14th century glass fragment from Elgin Cathedral, painted in the style of the time.

Dr Kennedy previously worked on a project that tested 30 shards of glass from Elgin Cathedral, using a state-of-the-art electron microscopy facility and x-ray fluorescence to identify the elements present, which in turn revealed the colour of the glass, and where it came from.

Dr Kennedy said: “Over the last few decades, we’ve been able to recover shards of medieval church glass during excavations. We can narrow down the age of the glass to part of a century, and from there can use scientific techniques to determine where it was produced. We can work out when it was produced from some decorative patterns.   

“We know the colours but so much more. The presence of certain glass tells us where Scotland had trade routes, and who sponsored or supported churches here.”

Combining scientific information and historical studies has led to an educated guess on how the chapel windows may have looked at Elgin Cathedral.

Dr Kennedy added: “The glass recovered from Elgin was red, brown, blue, green and clear, and many of the clear sections were decorated in the French grisaille style.

“Elgin Cathedral’s windows may have had grisaille borders and abstract top lights highlighting saintly figures.
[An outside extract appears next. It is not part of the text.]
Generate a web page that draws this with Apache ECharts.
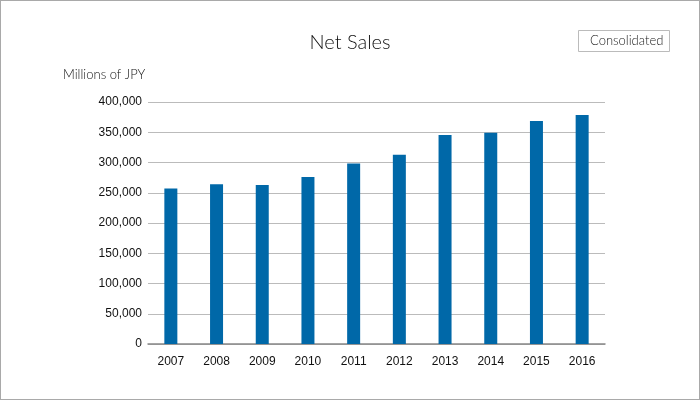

As to who those figures were, we have a number of candidates. The Virgin, Thomas Becket, St Columba of Iona and a few others are known to have regional dedications in the North East of Scotland.”

Trying to accurately imagine the stained glass windows of Dunfermline Abbey is proving difficult: only 16 shards of glass have been found.

Dr Kennedy said: “It is fascinating that a site of such national importance as Dunfermline Abbey has yielded so few glass shards to date. This site, Scotland’s national mausoleum, yielded red, white and blue glass samples.

“This site had a highly spiritual connection with St Margaret and we can assume that high-quality narrative glass was at some time installed in the Abbey.”

Next steps: A modern day medieval church window

Kennedy and Penman hope that they will win funding to support two researchers, one historical and one scientific, so that they can try to answer a simple question: ‘What did the glass look like?’

Using scientific techniques to trace the origins of the physical glass and historical studies to understand the religious stories that were conveyed, an attempt to recreate these lost windows can be made.

Through engaging with local communities near these sites, they also aim to shed a light on a previously unknown part of Scotland’s religious history. They hope to commission an expert glass artist to create medieval glass to tour Scotland and give people a window to the past.

Dr Penman said: “All the stained glass currently in Scottish churches of a medieval origin is modern –

from the 19th and 20th century – and often for Protestant congregations. If our research can identify a distinctive Scottish palette and styles for stained and painted medieval church glass, either figurative or decorative, then an artist might be able to recreate the imagery and thus the spiritual and huge emotional effect of such windows on Scottish worshippers before the Reformation.”

The research was published in the journal Heritage.